Drug Store News,  Sept 12, 2005  

WASHINGTON -- The Securities and Exchange Commission on Aug. 23 accused Kmart Corp.'s former chief executive officer and former chief financial officer of allegedly misleading investors about the retailer's finances.

Former chief executive officer Chuck Conaway and former chief financial officer John McDonald are accused of "materially false and misleading disclosure" about Kmart's liquidity and related matters in the company's quarterly SEC filings for the period ended Oct. 31, 2001.

"Kmart's senior management failed to honestly inform investors that Kmart faced a liquidity crisis in the third quarter of 2001, how the company's own ill-advised action had caused the problem and what steps management took to respond to it," stated Peter Bresnan, the SEC's associate enforcement director.

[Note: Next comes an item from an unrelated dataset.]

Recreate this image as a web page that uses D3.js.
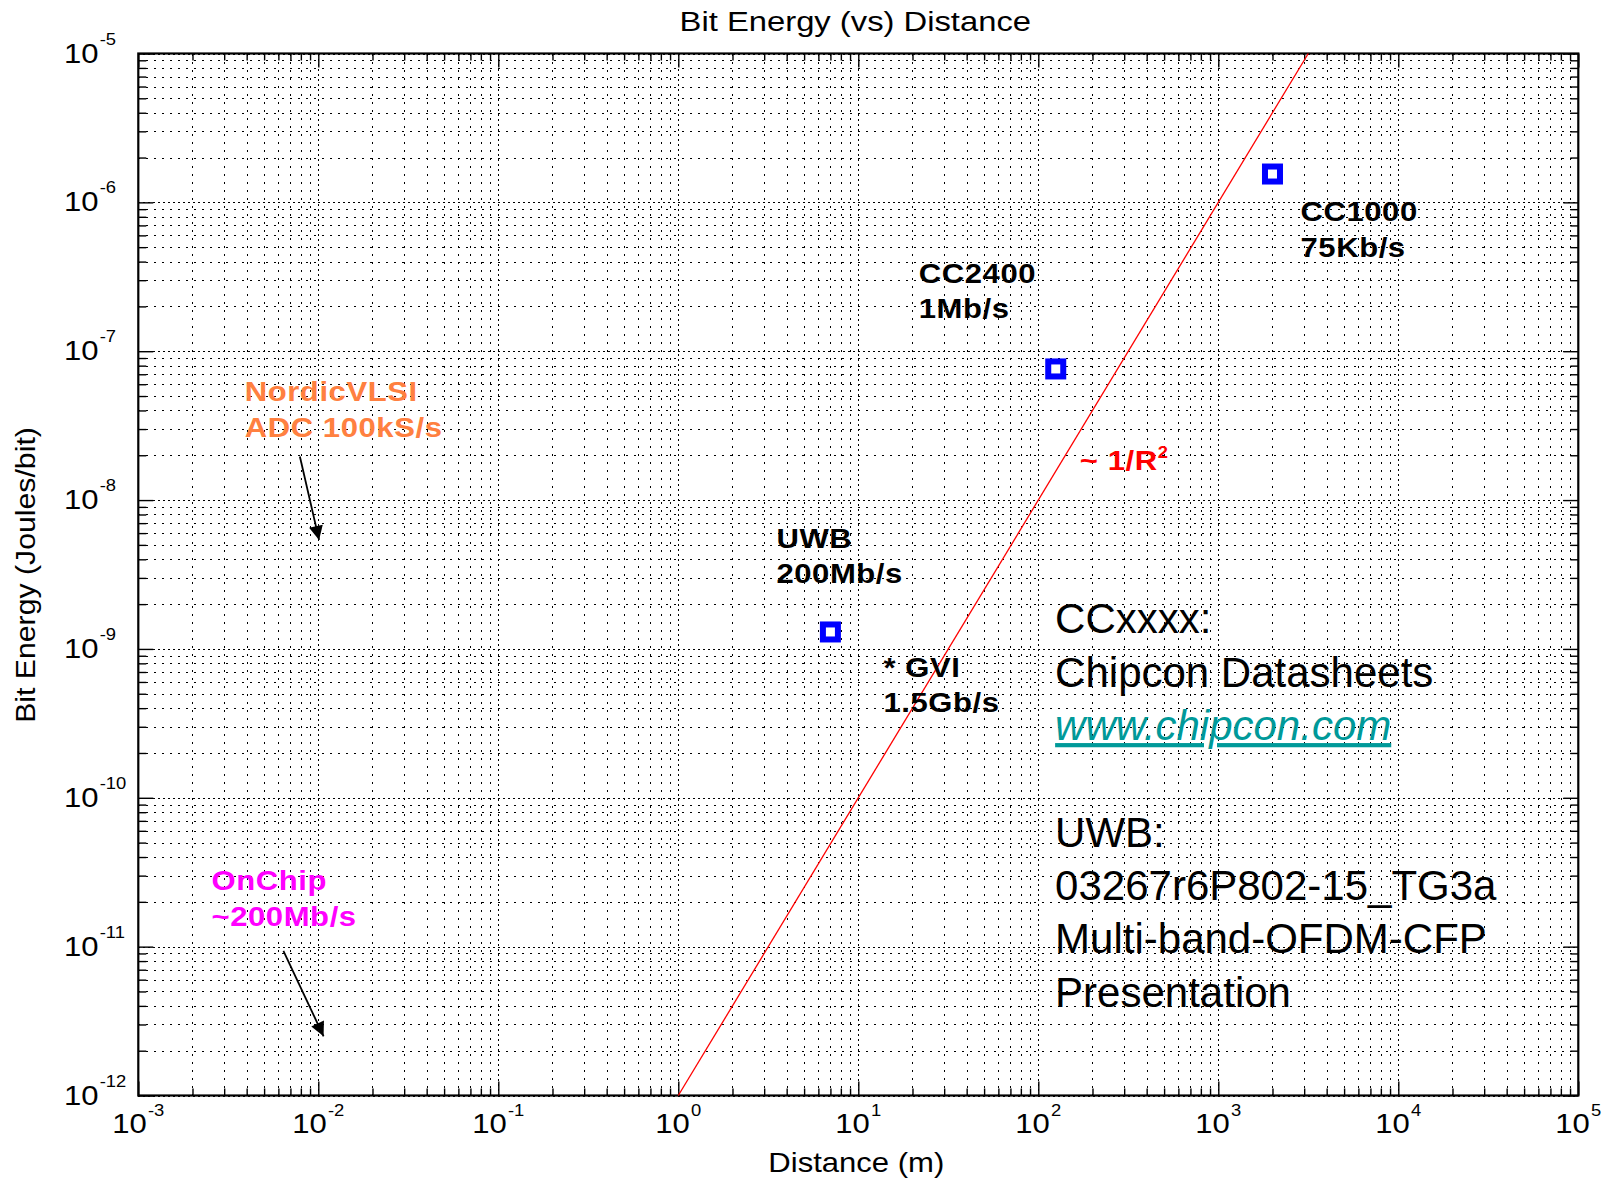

The SEC stated that Conaway and McDonald failed to disclose the reasons for a "massive inventory overbuy" in the summer of 2001 and the impact that had on the company's ability to generate cash quickly.

On Aug. 30, four former Kmart Corp. and Newell Rubbermaid executives settled allegations that they helped Kmart improperly account for vendor allowances for promotional and marketing activities before Kmart filed for bankruptcy in 2002.

The SEC said actions by two former Newell executives, Douglas Ely and Barry Berlin, and two former Kmart employees, Michael Spake and David Levine, resulted in Kmart overstating net income in the fourth quarter of fiscal 2000 by $4.8 million.

Three of the four agreed to pay a combined $90,000 in civil penalties as part of their settlements. Without admitting or denying any wrongdoing, all four agreed to cease-and-desist orders in administrative proceedings brought by the SEC.